Set as a first person narrative account of an odyssey through the time and space of the climate wars, Harold has included much personal anecdote relevant to the story. This brings home the effects of the policy outcomes on individuals trying to lead their lives amid the shrill calls from the media and the proponents of the climate alarm. But Harold is not a self-centred person, his wide ranging observations show his compassion and concern for people, particularly in the third world, whose societies have been adversely affected by the stunting of development in the name of climate caution. Added to this, the well supported objective critique of international policy is first rate.

Written in everyday language, but with the depth of insight of a specialist, the book offers an excellent recapitulation of the main arguments for caution concerning the cautionary principle. As such. I recommend it for its breadth of scope, useful level of detail for those wanting to be well informed, and the much needed counterblast it provides to the prevailing message pushed by the media, the scientific institutions, and the policy makers who rely on their advice.

For a further taster of the actual text, visit Harold’s website here.

‘Dont Sell Your Coat’ is available from

  1. Harold Ambler says:

    Thanks to Roger for the review. I’ve priced the book at $16.95 and am very curious whether that figure is chilling anyone’s thoughts of purchasing it. (Sales are good, even at this figure.) Thanks to all.

  2. adolfogiurfa says:

    It is good to have a new book about the real story of climate, though it would be a good thing if we could have it in other languages, like spanish, because in spanish speaking countries the climate issue it is at the stage as it was several years ago in english speaking countries, and specially the “Climate Gate” affair which is almost totally ignored.

  3. Harold Ambler says:

    I look forward to the day when the book is translated into Spanish. Having studied the subject of translation fairly extensively at university, one thing I can say with certainty: Translators are underpaid and underappreciated. If you think you may know someone who would consider performing the task for a portion of book proceeds in the target language, you may contact me by commenting on my blog (which allows me to have your e-mail address).

  4. tallbloke says:

    My thanks to Harold Ambler for joining the discussion. I wish I had taken more time to write a fuller review, but I was afraid if I didn’t get it out today, it would languish as I have a really busy week ahead at work. Plus the additional matters I am having to attend to at the moment.
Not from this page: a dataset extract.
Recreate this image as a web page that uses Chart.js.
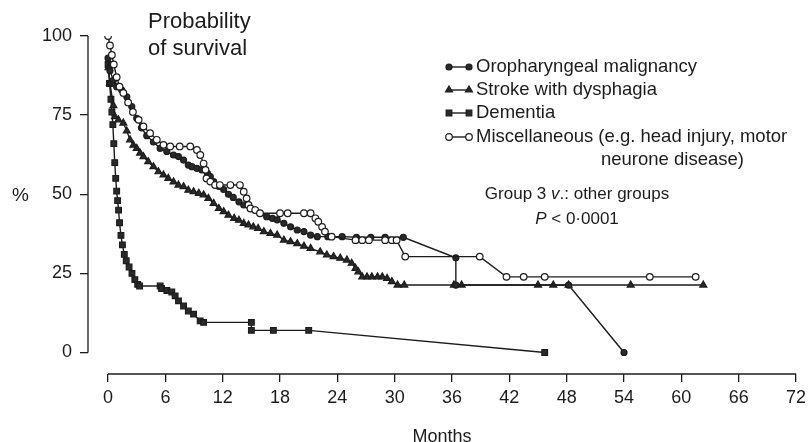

    This is a great book for bright young minds too. An ideal present for someone who is starting to realise the level of inculcation which has been occurring and is in need of suitable materials for self de-programming. They would be following in the authors own footsteps, but with the benefit of a well organised body of work at their fingertips which they can use to refer to when discussing issues with friends or blogversaries.

  5. Harold Ambler says:

    Well that last made my day — and I was already having a good one!

  6. Tenuc says:

    Thanks for the review, Rog, looks like a must read!

    I hope Harold has an eBook edition planned as Santa brought me a nice Kindle 3G… 😎

  7. Harold Ambler says:

    Should be available on Kindle in about a fortnight.

  8. hro001 says:

    Sounds like a must read – and, no doubt, a great companion to Donna Laframboise’s The Delinquent Teenager … So I have now marked my calendar – to check for the Kindle version in a few weeks!

  9. colliemum says:

    Harold Ambler says:
    January 8, 2012 at 4:29 pm
    Should be available on Kindle in about a fortnight.

    Thanks – will certainly be getting it when available on Kindle!

  10. jono says:

    been there read the book as well, I am I allowed to resell it on ebay ?
    its certainly a friendlier read than Mr Plimer’s book and a little easier to memorize

  11. Harold Ambler says:

    Thank you for buying the book. If you are so inclined, please be the first to review it on Amazon.